On Friday I had a great brisket sandwich and was craving traditional BBQ. I knew of a place that service really good BBQ, but after we got there, we found out that it was closed. We turn on the GPS and find another place 5 miles away. We get there and I already know it's not going to be what I wanted. We walk in and order some barbecue. When the order came, it was a plate of pulled pork. CRAP! I wanted the other kind of BBQ.

We start to eat and this was the salties food I have ever had, and it tasted horrible. We tried hot sauce, adding more of the vinegar sauce, and we even asked if they had normal BBQ. She brought out the stuff they cook the chicken in and it smelt like a dirty gym sock. We look at each other and just got up paid for a dinner we barely touched. I felt ill for the rest of the day, my stomach was turning over and was burping the salty taste all day.

I will never go back to that place again and I'm not sure I want Carolina barbecue any more.
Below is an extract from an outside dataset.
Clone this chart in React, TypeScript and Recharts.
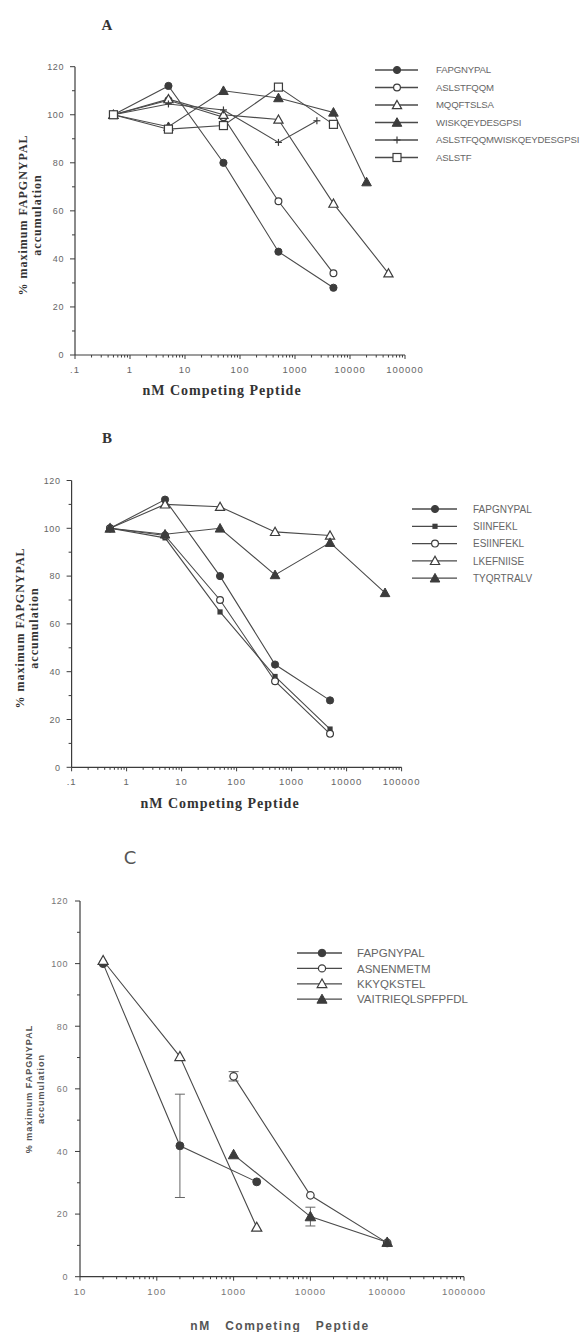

Even though I felt sick all day Sunday I knew Monday for lunch I was getting free lunch at Chipotle. For some reason I have business cards. While at The Network I gave out maybe 30 to actual people, but I put about 100 in different fish bowls at restaurants around the state. So when I got new business cards I put one in ever fish bowl I could find. I almost never win, except at Chipotle, this is my second time winning. The last was 25 free burritos and this Monday was just for 10. The only problem was it had to be before noon and it was closer to my house than the station. I found only two people to go with me, Shawn and Melissa, but I was going to order one for The Wife.

I think the greatest tasting burrito is a free burrito. It's so exciting, you go to the cash register and you don't have to give them any money! The three of us enjoyed out free food (FYI we did have to pay for chips and drinks for $2.80), then I got a great idea, I still have to order The Wife's burrito, but I still have 6 free burritos (Where is Levy when you need him!) so I ordered an extra one for dinner tonight. What's better than one free burrito? How about two! I hope I have done Levy proud.